*TASK STATEMENT*. Write the data out again exactly, with no pictures.

*DATA LINES*.
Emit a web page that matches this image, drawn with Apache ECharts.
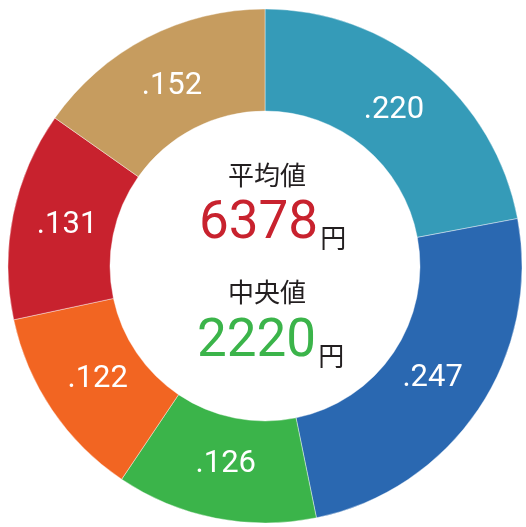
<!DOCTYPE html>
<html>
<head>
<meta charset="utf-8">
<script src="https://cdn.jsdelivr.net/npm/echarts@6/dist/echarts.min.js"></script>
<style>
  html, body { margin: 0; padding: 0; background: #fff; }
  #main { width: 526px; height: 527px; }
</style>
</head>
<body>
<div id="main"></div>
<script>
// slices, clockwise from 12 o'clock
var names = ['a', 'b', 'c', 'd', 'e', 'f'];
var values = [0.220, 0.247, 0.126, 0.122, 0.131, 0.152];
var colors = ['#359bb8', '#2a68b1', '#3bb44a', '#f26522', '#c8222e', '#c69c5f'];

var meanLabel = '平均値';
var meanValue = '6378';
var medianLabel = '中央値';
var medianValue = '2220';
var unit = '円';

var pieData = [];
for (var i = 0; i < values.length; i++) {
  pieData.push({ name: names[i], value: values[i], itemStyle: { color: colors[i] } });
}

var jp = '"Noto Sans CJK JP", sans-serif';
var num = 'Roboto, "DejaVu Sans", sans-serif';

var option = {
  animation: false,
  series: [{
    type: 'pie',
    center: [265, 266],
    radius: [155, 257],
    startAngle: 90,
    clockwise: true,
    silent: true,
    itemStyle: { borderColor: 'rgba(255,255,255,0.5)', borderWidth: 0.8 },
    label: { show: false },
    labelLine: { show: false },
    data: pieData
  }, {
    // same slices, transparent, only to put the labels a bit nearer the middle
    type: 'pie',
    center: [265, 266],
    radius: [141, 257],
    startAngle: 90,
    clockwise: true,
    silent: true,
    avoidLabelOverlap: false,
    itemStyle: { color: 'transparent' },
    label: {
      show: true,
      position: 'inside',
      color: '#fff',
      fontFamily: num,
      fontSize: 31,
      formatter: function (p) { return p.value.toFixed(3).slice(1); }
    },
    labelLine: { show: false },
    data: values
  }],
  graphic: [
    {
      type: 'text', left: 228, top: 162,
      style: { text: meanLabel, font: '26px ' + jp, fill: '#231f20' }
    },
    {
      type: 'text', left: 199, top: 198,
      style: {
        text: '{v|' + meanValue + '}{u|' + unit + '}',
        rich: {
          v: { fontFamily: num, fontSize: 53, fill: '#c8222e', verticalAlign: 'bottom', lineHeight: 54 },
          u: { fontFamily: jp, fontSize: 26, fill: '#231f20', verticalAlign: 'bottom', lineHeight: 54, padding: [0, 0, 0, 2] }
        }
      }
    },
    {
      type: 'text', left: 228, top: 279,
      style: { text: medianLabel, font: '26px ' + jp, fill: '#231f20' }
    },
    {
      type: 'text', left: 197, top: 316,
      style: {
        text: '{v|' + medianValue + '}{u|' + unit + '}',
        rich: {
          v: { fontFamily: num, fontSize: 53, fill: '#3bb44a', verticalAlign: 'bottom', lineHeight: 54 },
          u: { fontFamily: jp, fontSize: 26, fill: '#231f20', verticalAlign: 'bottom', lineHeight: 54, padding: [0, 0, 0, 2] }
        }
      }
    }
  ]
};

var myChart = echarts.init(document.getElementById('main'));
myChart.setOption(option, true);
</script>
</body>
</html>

*THE RESULT*.
Emit a web page that matches this image, drawn with Apache ECharts.
<!DOCTYPE html>
<html>
<head>
<meta charset="utf-8">
<script src="https://cdn.jsdelivr.net/npm/echarts@6/dist/echarts.min.js"></script>
<style>
  html, body { margin: 0; padding: 0; background: #fff; }
  #main { width: 526px; height: 527px; }
</style>
</head>
<body>
<div id="main"></div>
<script>
// slices, clockwise from 12 o'clock
var names = ['a', 'b', 'c', 'd', 'e', 'f'];
var values = [0.220, 0.247, 0.126, 0.122, 0.131, 0.152];
var colors = ['#359bb8', '#2a68b1', '#3bb44a', '#f26522', '#c8222e', '#c69c5f'];

var meanLabel = '平均値';
var meanValue = '6378';
var medianLabel = '中央値';
var medianValue = '2220';
var unit = '円';

var pieData = [];
for (var i = 0; i < values.length; i++) {
  pieData.push({ name: names[i], value: values[i], itemStyle: { color: colors[i] } });
}

var jp = '"Noto Sans CJK JP", sans-serif';
var num = 'Roboto, "DejaVu Sans", sans-serif';

var option = {
  animation: false,
  series: [{
    type: 'pie',
    center: [265, 266],
    radius: [155, 257],
    startAngle: 90,
    clockwise: true,
    silent: true,
    itemStyle: { borderColor: 'rgba(255,255,255,0.5)', borderWidth: 0.8 },
    label: { show: false },
    labelLine: { show: false },
    data: pieData
  }, {
    // same slices, transparent, only to put the labels a bit nearer the middle
    type: 'pie',
    center: [265, 266],
    radius: [141, 257],
    startAngle: 90,
    clockwise: true,
    silent: true,
    avoidLabelOverlap: false,
    itemStyle: { color: 'transparent' },
    label: {
      show: true,
      position: 'inside',
      color: '#fff',
      fontFamily: num,
      fontSize: 31,
      formatter: function (p) { return p.value.toFixed(3).slice(1); }
    },
    labelLine: { show: false },
    data: values
  }],
  graphic: [
    {
      type: 'text', left: 228, top: 162,
      style: { text: meanLabel, font: '26px ' + jp, fill: '#231f20' }
    },
    {
      type: 'text', left: 199, top: 198,
      style: {
        text: '{v|' + meanValue + '}{u|' + unit + '}',
        rich: {
          v: { fontFamily: num, fontSize: 53, fill: '#c8222e', verticalAlign: 'bottom', lineHeight: 54 },
          u: { fontFamily: jp, fontSize: 26, fill: '#231f20', verticalAlign: 'bottom', lineHeight: 54, padding: [0, 0, 0, 2] }
        }
      }
    },
    {
      type: 'text', left: 228, top: 279,
      style: { text: medianLabel, font: '26px ' + jp, fill: '#231f20' }
    },
    {
      type: 'text', left: 197, top: 316,
      style: {
        text: '{v|' + medianValue + '}{u|' + unit + '}',
        rich: {
          v: { fontFamily: num, fontSize: 53, fill: '#3bb44a', verticalAlign: 'bottom', lineHeight: 54 },
          u: { fontFamily: jp, fontSize: 26, fill: '#231f20', verticalAlign: 'bottom', lineHeight: 54, padding: [0, 0, 0, 2] }
        }
      }
    }
  ]
};

var myChart = echarts.init(document.getElementById('main'));
myChart.setOption(option, true);
</script>
</body>
</html>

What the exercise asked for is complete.